The problem is, Brad hates his fiance. Every story he tells ends up being: “My fiance is so incompetent, I have to do all the work.” She “can’t be trusted” to do the laundry. She uses too many pans when she cooks. She doesn’t parent well, so Brad comes home to a kid that won’t listen. She left the back door unlocked so Brad yelled at her that if the dog runs away, he won’t help look for it.

Meanwhile, I’ve been working with him for six months and I don’t think he’s ever said her actual name.

I’m not here to judge. I know that having a preschool-aged kid is no picnic. And I’m sure that this isn’t the life he imagined for himself. But I also feel really, really bad for the kid, having grown up myself in a household where my parents Did Not Like Each Other, but stayed together because That’s What You Do. And a lot of the stories he tells me are righteously punitive from his point of view, but definitely sound abusive to me.

I’ve tried pushing back on some of the things (like “I mean, I use a lot of pans when I cook” or “I’m pretty sure not listening is just a feature of preschoolers”) but he always has a response that brings it back to his fiancée’s incompetence.

What do I do? I don’t think I can really say: “Hey, uh, that sounds pretty abusive. Have you considered… NOT marrying this woman?” But I don’t love listening to him go off on her in ways that he clearly thinks are reasonable but set my Spidey senses tingling. Thanks, Fed Up

Dear FD,

You need to establish some boundaries with Brad, and I’d say the sooner the better.
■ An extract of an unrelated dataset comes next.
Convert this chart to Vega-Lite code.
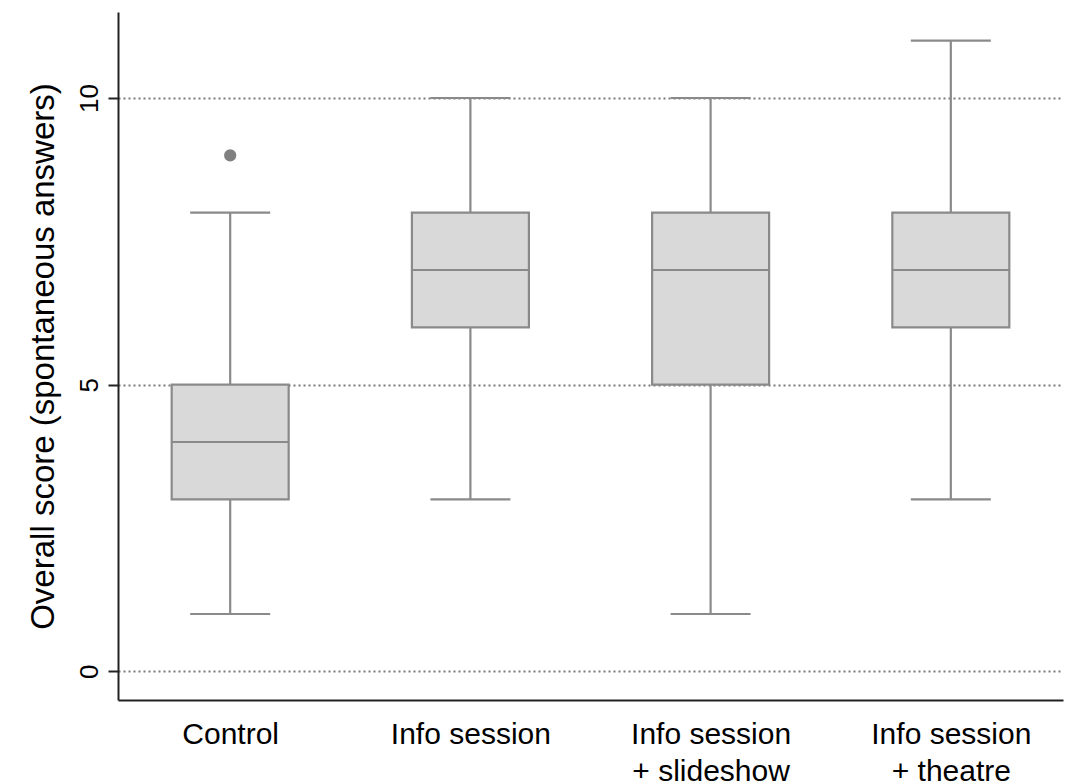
{
  "$schema": "https://vega.github.io/schema/vega-lite/v6.json",
  "autosize": {"type": "none"},
  "width": 945,
  "height": 688,
  "padding": {"left": 118, "top": 12, "right": 7, "bottom": 83},
  "background": "white",
  "config": {
    "font": "Liberation Sans",
    "view": {"stroke": null},
    "axis": {"labelFont": "Liberation Sans", "titleFont": "Liberation Sans"}
  },
  "datasets": {
    "boxes": [
      {"group": "Control", "lower": 1, "q1": 3, "median": 4, "q3": 5, "upper": 8},
      {"group": "Info session", "lower": 3, "q1": 6, "median": 7, "q3": 8, "upper": 10},
      {"group": "Info session|+ slideshow", "lower": 1, "q1": 5, "median": 7, "q3": 8, "upper": 10},
      {"group": "Info session|+ theatre", "lower": 3, "q1": 6, "median": 7, "q3": 8, "upper": 11}
    ],
    "outliers": [
      {"group": "Control", "value": 9}
    ]
  },
  "layer": [
    {
      "data": {"name": "boxes"},
      "mark": {"type": "rule", "stroke": "#8a8a8a", "strokeWidth": 2.2},
      "encoding": {
        "x": {"field": "group", "type": "nominal", "sort": null,
              "scale": {"type": "point", "padding": 0.467},
              "axis": {"title": null, "labelExpr": "split(datum.label, '|')", "labelAngle": 0,
                       "labelFontSize": 30, "labelColor": "black", "labelLineHeight": 37,
                       "labelPadding": 19, "ticks": false, "domainColor": "#222", "domainWidth": 2, "grid": false}},
        "y": {"field": "lower", "type": "quantitative",
              "scale": {"domain": [-0.5, 11.5], "nice": false, "zero": false},
              "axis": {"title": "Overall score (spontaneous answers)", "titleFontSize": 33, "titleFontWeight": "normal",
                       "titleColor": "black", "titlePadding": 16, "values": [0, 5, 10], "format": "d",
                       "labelAngle": 270, "labelAlign": "center", "labelBaseline": "alphabetic",
                       "labelFontSize": 26, "labelColor": "black", "labelPadding": 11,
                       "tickSize": 10, "tickColor": "#222", "tickWidth": 2,
                       "domainColor": "#222", "domainWidth": 2,
                       "grid": true, "gridColor": "#7a7a7a", "gridDash": [2, 3], "gridWidth": 2}},
        "y2": {"field": "upper"}
      }
    },
    {
      "data": {"name": "boxes"},
      "mark": {"type": "tick", "orient": "horizontal", "size": 80, "thickness": 2.2, "color": "#8a8a8a", "opacity": 1},
      "encoding": {
        "x": {"field": "group", "type": "nominal", "sort": null},
        "y": {"field": "lower", "type": "quantitative"}
      }
    },
    {
      "data": {"name": "boxes"},
      "mark": {"type": "tick", "orient": "horizontal", "size": 80, "thickness": 2.2, "color": "#8a8a8a", "opacity": 1},
      "encoding": {
        "x": {"field": "group", "type": "nominal", "sort": null},
        "y": {"field": "upper", "type": "quantitative"}
      }
    },
    {
      "data": {"name": "boxes"},
      "mark": {"type": "bar", "size": 117, "fill": "#d9d9d9", "stroke": "#8a8a8a", "strokeWidth": 2.2},
      "encoding": {
        "x": {"field": "group", "type": "nominal", "sort": null},
        "y": {"field": "q1", "type": "quantitative"},
        "y2": {"field": "q3"}
      }
    },
    {
      "data": {"name": "boxes"},
      "mark": {"type": "tick", "orient": "horizontal", "size": 117, "thickness": 2.2, "color": "#8a8a8a", "opacity": 1},
      "encoding": {
        "x": {"field": "group", "type": "nominal", "sort": null},
        "y": {"field": "median", "type": "quantitative"}
      }
    },
    {
      "data": {"name": "outliers"},
      "mark": {"type": "circle", "size": 150, "color": "#808080", "opacity": 1},
      "encoding": {
        "x": {"field": "group", "type": "nominal", "sort": null},
        "y": {"field": "value", "type": "quantitative"}
      }
    }
  ]
}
At best, he’s using you to vent, which is just rude and self-centered in general. Plus he seems to be causing you outright discomfort and stress. If he needs counseling, he should get counseling. Nobody should expect a colleague to listen to one’s personal-life kvetching and woes endlessly.

At worst, I think it’s quite possible that Brad either has some personal interest in you, or is headed in that direction. And believe me, you do not want to wait for the moment when he says: “My fiancée just doesn’t get me … not like you do.”

If that scenario, however far-fetched, makes you feel clammy: Good! Because I think you should cut this off.

Be gentle—at first

This doesn’t have to be a confrontation. Start by simply changing the subject whenever starts in on his unnamed partner. Think up various other topics in advance; work-related matters are best, but your latest Netflix binge can be ok, too. Don’t bother with transitions; just introduce a new subject. Or excuse yourself to go deal with some other task. Bottom line: express as little interest as possible in his home-life complaints.

It sounds like Brad is the type who might not get the message, so prepare yourself for the next step. Say something like: “Would you mind if we talk about subjects other than your partner? I know parenting is hard, but it’s starting to make me uncomfortable.”

You could add something like your comment above about how his stories make you think of how your parents didn’t always get along, etc. Personally, I wouldn’t go there, because I think it just invites further entanglement. And as a rule, I think the idea that we need to be friends with our colleagues is overrated.

Give yourself a break

Maybe that all sounds a bit rude—or maybe callous. But you should be very cautious about getting drawn into feeling a sense of obligation to address the personal family dramas of someone you’ve known for six months, solely because you work together.

Get some perspective. Gradually, but determinedly, shift the course of this relationship away from being defined by you listening to and worrying about Brad and his problems. You wouldn’t let a real friend treat you that way. So you certainly shouldn’t let a work “friend” do so.